La sentencia sobre el Estatut de Cataluña de un Tribunal Constitucional tuerto, duro de oído y caducado ha tenido, al menos, la ventaja de abrir un debate sobre el modelo de Estado democrático español. De ese debate, que va mucho más allá de con quién aprobará el Gobierno de España los próximos presupuestos o de quién gobernará Cataluña a partir de 2011, forman parte artículos como el publicado ayer en EL PAÍS por Carme Chacón y Felipe González o, en días anteriores, por Ignacio Sánchez Cuenca.
Sintetizando, existen tres visiones del Estado. Una, la de la derecha españolista, compartida por sectores jacobinos de izquierda, es la de un Estado unitario en el que las autonomías no son mucho más que descentralización administrativa consagrada al pillaje del suelo.
Otra, promovida por los socialistas catalanes y algunos de sus aliados y por escasos progresistas en el resto del territorio español, cree que, interpretado con liberalidad, el Estado de las autonomías puede ser un Estado federal que reconozca la pluralidad de España. En esta visión, España sería una nación indiscutible que albergaría en su seno otras comunidades nacionales y/o culturales.
La tercera, la de algunos movimientos catalanes, vascos y gallegos, es la que va desde lo confederal a la independencia, pasando por eufemismos diversos como el soberanismo o la fórmula portorriqueña del Plan Ibarretxe.
La torpe y cicatera sentencia de este TC ha asestado un severo golpe a la segunda visión. Los promotores bienintencionados del Estatut deseaban que abriera la senda a una federalización explícita de España y ello a través de una interpretación inteligente del espíritu de la Constitución.
Pero ¿dónde está escrito que la partida haya terminado? Si los partidarios de la tercera visión se regocijan por la sentencia y se apresuran a exhibir su programa máximo, los de la segunda deberían analizar qué ha fallado, aquí y allí, y relanzar con brío el combate político e ideológico.
En mi opinión, la reforma de la Constitución sería el objetivo estratégico a fijar.

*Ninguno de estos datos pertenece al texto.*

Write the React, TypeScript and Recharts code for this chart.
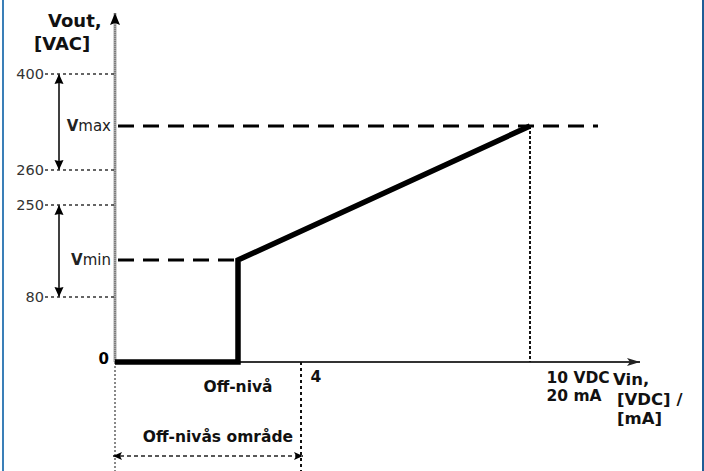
import React from 'react';
import { ComposedChart, Line, XAxis, YAxis, ReferenceLine, ReferenceDot } from 'recharts';

// Diagram values (schematic units along each axis)
const curveX = [0, 123, 123, 415];
const curveY = [0, 0, 102, 236];

const yTickValues = [288, 236, 192, 157, 102, 65, 0];
const yTickLabels = ['400', 'Vmax', '260', '250', 'Vmin', '80', '0'];

const levelValues = [236, 102]; // Vmax, Vmin
const levelEnds = [483, 123];

const xMarkValues = [123, 186, 415]; // off level, 4, 10 VDC
const xMarkLabels = ['Off-nivå', '4', '10 VDC', '20 mA'];

const spanBands = [
  [288, 192],
  [157, 65],
];
const offRange = [0, 186];

const xDomain = [0, 523];
const yDomain = [0, 350];
const axisTips = [525, 349];

const data = curveX.map((x, i) => ({ x, y: curveY[i] }));

const FONT = 'DejaVu Sans';

function head(x: number, y: number, ang: number, len: number, half: number, notch: number, fill: string) {
  const c = Math.cos(ang);
  const s = Math.sin(ang);
  const bx = x - len * c;
  const by = y - len * s;
  const p1 = `${bx - half * s},${by + half * c}`;
  const p2 = `${bx + half * s},${by - half * c}`;
  const n = `${x - (len - notch) * c},${y - (len - notch) * s}`;
  return <polygon points={`${x},${y} ${p1} ${n} ${p2}`} fill={fill} />;
}

type ArrowOpts = {
  stroke: string;
  width: number;
  dash?: string;
  start?: boolean;
  end?: boolean;
  len?: number;
  half?: number;
  notch?: number;
  headFill?: string;
  under?: { stroke: string; width: number; dash?: string };
};

const arrowShape = (o: ArrowOpts) => (p: any) => {
  const { x1, y1, x2, y2 } = p;
  const ang = Math.atan2(y2 - y1, x2 - x1);
  const len = o.len ?? 10;
  const half = o.half ?? 4;
  const notch = o.notch ?? 0;
  const hf = o.headFill ?? '#000';
  return (
    <g>
      {o.under && (
        <line x1={x1} y1={y1} x2={x2} y2={y2} stroke={o.under.stroke} strokeWidth={o.under.width} strokeDasharray={o.under.dash} />
      )}
      <line x1={x1} y1={y1} x2={x2} y2={y2} stroke={o.stroke} strokeWidth={o.width} strokeDasharray={o.dash} />
      {o.end && head(x2, y2, ang, len, half, notch, hf)}
      {o.start && head(x1, y1, ang + Math.PI, len, half, notch, hf)}
    </g>
  );
};

type TextLine = { t: React.ReactNode; dx: number; dy: number; anchor?: string; size?: number; bold?: boolean; fill?: string };
const textShape = (lines: TextLine[]) => (p: any) => (
  <g>
    {lines.map((l, i) => (
      <text
        key={i}
        x={p.cx + l.dx}
        y={p.cy + l.dy}
        textAnchor={l.anchor ?? 'start'}
        fontSize={l.size ?? 15.5}
        fontWeight={l.bold === false ? 'normal' : 'bold'}
        fill={l.fill ?? '#111'}
        fontFamily={FONT}
      >
        {l.t}
      </text>
    ))}
  </g>
);

function YTick(props: any) {
  const { x, y, payload } = props;
  const i = yTickValues.indexOf(payload.value);
  const label = yTickLabels[i];
  if (label === 'Vmax' || label === 'Vmin') {
    return (
      <text x={x - 4} y={y + 4.5} textAnchor="end" fontSize={15} fill="#222" fontFamily={FONT}>
        <tspan fontWeight="bold">V</tspan>
        <tspan>{label.slice(1)}</tspan>
      </text>
    );
  }
  if (label === '0') {
    return (
      <text x={x - 6} y={y + 2} textAnchor="end" fontSize={15} fontWeight="bold" fill="#000" fontFamily={FONT}>
        0
      </text>
    );
  }
  return (
    <g>
      <text x={x - 71} y={y + 5} textAnchor="end" fontSize={14.5} fill="#333" fontFamily={FONT}>
        {label}
      </text>
      <line x1={x - 70} y1={y} x2={x} y2={y} stroke="#333" strokeWidth={1.4} strokeDasharray="3 3" />
    </g>
  );
}

export default function App() {
  return (
    <div style={{ position: 'absolute', left: 0, top: 0, width: 704, height: 471, background: '#fff', fontFamily: FONT }}>
      <div style={{ position: 'absolute', left: 2, top: 0, width: 2, height: 471, background: '#3a7fb8' }} />
      <div style={{ position: 'absolute', left: 702, top: 0, width: 2, height: 471, background: '#1f5d96' }} />
      <ComposedChart width={704} height={471} data={data} margin={{ top: 12, right: 66, bottom: 109, left: 0 }}>
        <XAxis type="number" dataKey="x" domain={xDomain} hide />
        <YAxis
          type="number"
          domain={yDomain}
          ticks={yTickValues}
          interval={0}
          width={115}
          axisLine={false}
          tickLine={false}
          tickSize={0}
          tickMargin={0}
          tick={YTick}
        />

        {/* y axis */}
        <ReferenceLine
          segment={[{ x: 0, y: 0 }, { x: 0, y: axisTips[1] }]}
          ifOverflow="visible"
          shape={arrowShape({ stroke: '#555', width: 1, dash: '1 1', under: { stroke: '#a8a8a8', width: 3 }, end: true, len: 12, half: 5, notch: 2 })}
        />
        {/* left dotted extension below axis */}
        <ReferenceLine
          segment={[{ x: 0, y: 0 }, { x: 0, y: -109 }]}
          ifOverflow="visible"
          shape={arrowShape({ stroke: '#888', width: 2, dash: '2 2' })}
        />
        {/* x axis */}
        <ReferenceLine
          segment={[{ x: 0, y: 0 }, { x: axisTips[0], y: 0 }]}
          ifOverflow="visible"
          shape={arrowShape({ stroke: '#333', width: 2, end: true, len: 13, half: 4, notch: 3, headFill: '#222' })}
        />

        {/* Vmax / Vmin dashed levels */}
        {levelValues.map((v, i) => (
          <ReferenceLine
            key={'lv' + i}
            segment={[{ x: 3, y: v }, { x: levelEnds[i], y: v }]}
            ifOverflow="visible"
            shape={arrowShape({ stroke: '#000', width: 3, dash: '16 9' })}
          />
        ))}

        {/* vertical dotted at 10 VDC */}
        <ReferenceLine
          segment={[{ x: xMarkValues[2], y: levelValues[0] }, { x: xMarkValues[2], y: 0 }]}
          ifOverflow="visible"
          shape={arrowShape({ stroke: '#111', width: 2, dash: '3 2' })}
        />
        {/* vertical dotted at 4 */}
        <ReferenceLine
          segment={[{ x: xMarkValues[1], y: 0 }, { x: xMarkValues[1], y: -109 }]}
          ifOverflow="visible"
          shape={arrowShape({ stroke: '#111', width: 2, dash: '3 3' })}
        />
        {/* off-level range double arrow */}
        <ReferenceLine
          segment={[{ x: offRange[0] - 2, y: -94 }, { x: offRange[1] + 2, y: -94 }]}
          ifOverflow="visible"
          shape={arrowShape({ stroke: '#222', width: 1.5, dash: '4 3', start: true, end: true, len: 9, half: 4, notch: 2 })}
        />
        {/* vertical span arrows */}
        {spanBands.map((b, i) => (
          <ReferenceLine
            key={'sb' + i}
            segment={[{ x: -56, y: b[0] }, { x: -56, y: b[1] }]}
            ifOverflow="visible"
            shape={arrowShape({ stroke: '#000', width: 1.5, start: true, end: true, len: 10, half: 4.5, notch: 1 })}
          />
        ))}

        <Line
          type="linear"
          dataKey="y"
          stroke="#000"
          strokeWidth={5.5}
          strokeLinejoin="miter"
          dot={false}
          activeDot={false}
          isAnimationActive={false}
        />

        {/* axis titles */}
        <ReferenceDot
          x={0}
          y={axisTips[1]}
          r={0}
          ifOverflow="visible"
          shape={textShape([
            { t: 'Vout,', dx: -67, dy: 14, size: 18 },
            { t: '[VAC]', dx: -81, dy: 37, size: 18 },
          ])}
        />
        <ReferenceDot
          x={axisTips[0]}
          y={0}
          r={0}
          ifOverflow="visible"
          shape={textShape([
            { t: 'Vin,', dx: -27, dy: 23, size: 16.5 },
            { t: '[VDC] /', dx: -23, dy: 42.5, size: 16.5 },
            { t: '[mA]', dx: -23, dy: 62, size: 16.5 },
          ])}
        />
        {/* x marks */}
        <ReferenceDot
          x={xMarkValues[0]}
          y={0}
          r={0}
          ifOverflow="visible"
          shape={textShape([{ t: xMarkLabels[0], dx: 0, dy: 30, anchor: 'middle' }])}
        />
        <ReferenceDot
          x={xMarkValues[1]}
          y={0}
          r={0}
          ifOverflow="visible"
          shape={textShape([
            { t: xMarkLabels[1], dx: 9.5, dy: 20 },
            { t: 'Off-nivås område', dx: -8, dy: 80, anchor: 'end' },
          ])}
        />
        <ReferenceDot
          x={xMarkValues[2]}
          y={0}
          r={0}
          ifOverflow="visible"
          shape={textShape([
            { t: xMarkLabels[2], dx: 16.5, dy: 21 },
            { t: xMarkLabels[3], dx: 16.5, dy: 39 },
          ])}
        />
      </ComposedChart>
    </div>
  );
}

Sin duda, no es algo que pueda conseguirse hoy o en un futuro próximo, pero debe ser el horizonte hacia el que caminar.
Esa reforma tendría que recoger elementos mil veces mencionados en los últimos años, como la conversión del Senado en Cámara territorial, y algunos otros que no lo han sido tanto (por ejemplo, y siempre en mi opinión, establecer clara y firmemente cuáles son las competencias del gobierno federal, devolviéndole, si es menester, algunas, como la protección de costas y bosques, o reforzando otras, como la educación y la sanidad).
Para que la reforma de la Constitución se convierta algún día en un objetivo político asumible por una mayoría ciudadana (ya sé que la gente está ahora angustiada, y con razón, por la crisis económica), la batalla de las ideas debe comenzar de inmediato. Y la primera de ellas fue formulada por Thomas Jefferson cuando afirmó que pensar que una generación puede dictar de modo definitivo a las siguientes cómo deben organizarse es de una arrogancia insufrible.
La Transición y su fruto, la Constitución, estuvieron muy bien en su momento, llegaron hasta donde podía llegar y han dado a España tres décadas muy positivas en lo político, lo económico y lo social. Pero mucho de lo ocurrido durante el curso 2009-2010, desde la crisis del poder judicial al debate sobre el sistema electoral, pasando por el afloramiento de la corrupción municipal y los problemas creados por la sentencia del Estatut, muestran que al traje confeccionado hace más de treinta años se la han roto las costuras por muchas partes. Le queda muy pequeño a la España de la segunda década del siglo XXI.
La mayoría de los españoles que viven hoy no votaron la Constitución de 1978. No habían nacido o no eran mayores de edad. ¿Qué mal habría en que, en el momento oportuno, cuando exista una mayoría que lo desee, se les invitara a refrendar un texto actualizado, un texto que aclarara todo aquello, incluyendo el modelo de Estado, que los constituyentes no tuvieron otro remedio que dejar en una ambigüedad calculada? Para eso, hay que empezar a hablar ya sin pelos en la lengua, en esa lengua de madera usada tanto por esa derecha que en su día fue reticente a la Constitución y hoy la sacraliza cual si fuera el Corán como por esos intelectuales del batallón que han envejecido fatal y han pasado desde las posiciones libertarias de su juventud a estremecerse de gusto con la sagrada unidad de la patria, el banderita tú eres roja tú eres gualda y el fundamentalismo constitucional.